At the talk, Dr. Naaman demoed this unassuming tool that his group has been working on:
I am really glad I went to the talk, since the demo helped me understand how sophisticated this tool really is. I had a definite ah-ha moment learning about all the new flavors of semantic information soon to be mined from the massive amounts of memories we are collectively recording.
During the talk I was reminded of this recent essay on Evolution and the Wisdom of the Crowds which explains how counter-intuitive these emergent properties are to our everyday experience. But, this seemingly teleological construction of semantic knowledge naturally emerges from a rich enough system, as the flickr research demonstrates.
To clarify what you are looking at here, no humans tuned or trained the system to teach it which are the significant landmarks in these regions. The representation is computed using the aggregate processing of many, many tags. These tags are starting to provide enough information to disambiguate different senses of a word (based on the adjacent tags that are also present). Patterns are also discernible from the spatial-temporal information on these photos, and yearly events (e.g. BYOBW) have been detected and recognized by the system. Formerly unanswerable questions, like “What are the boundaries of the Lower East Side?”, now have a fuzzy answer of a sort, in the form of collective voting.

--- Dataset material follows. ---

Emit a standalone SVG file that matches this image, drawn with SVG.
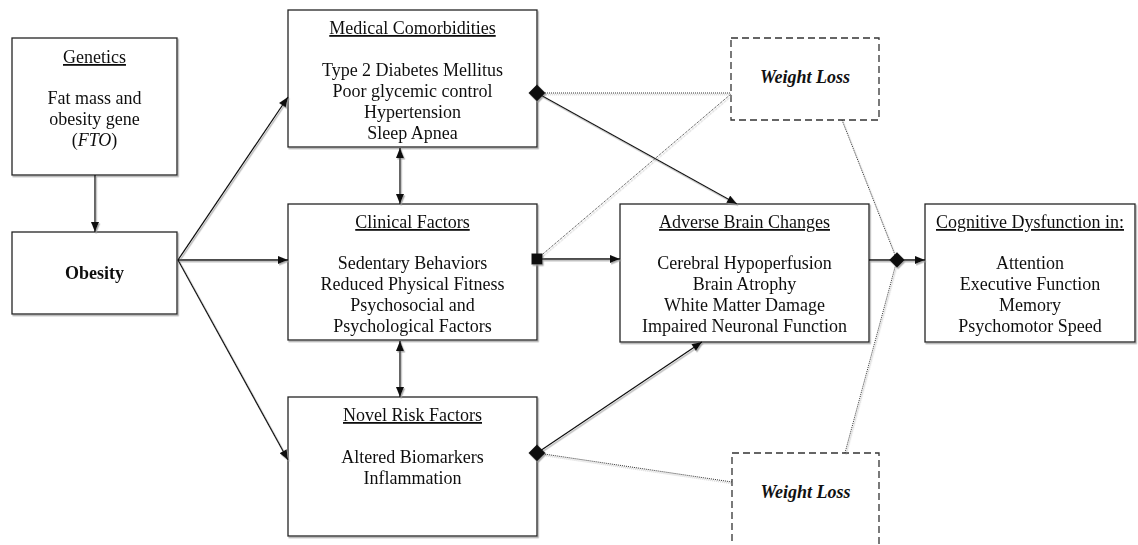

While the UI work here is neat, it pales in comparison to this Jaw-dropping Photosynth demo presented at TED this year (though it does beat the pants of the current UI of pink dots on a map which forces you to paginate over all the matching pictures in batches of 20). The widget is even available as web service which you can feed your own data into.
But, the real work here is going on behind the scenes. It’s being published and presented in CS contexts, just in case anyone thought this “social media” stuff was for just for kids.
There is certainly lots to digest here. It’s one thing for an algorithm to decide on the most representative photographs of the Brooklyn Bridge essentially based on popularity (though its a shame that avat-garde art photos will be automatically marginalized through this technique), but its quite another to imagine other important areas of discourse being regressed to the mean – its an odd sort of leveling effect that is likely another manifestation of Jaron Laniers’ Digital Maoism.
The presenter did note that social media designers do need to anticipate feedback effects, as when they launch a new tool and users adjust to the new conditions and modify their behavior accordingly (or begin to “game” the system to take advantage of it).
We are a long way from 1960’s AI and its conviction that the world is best modeled and represented as a series of explicit propositions.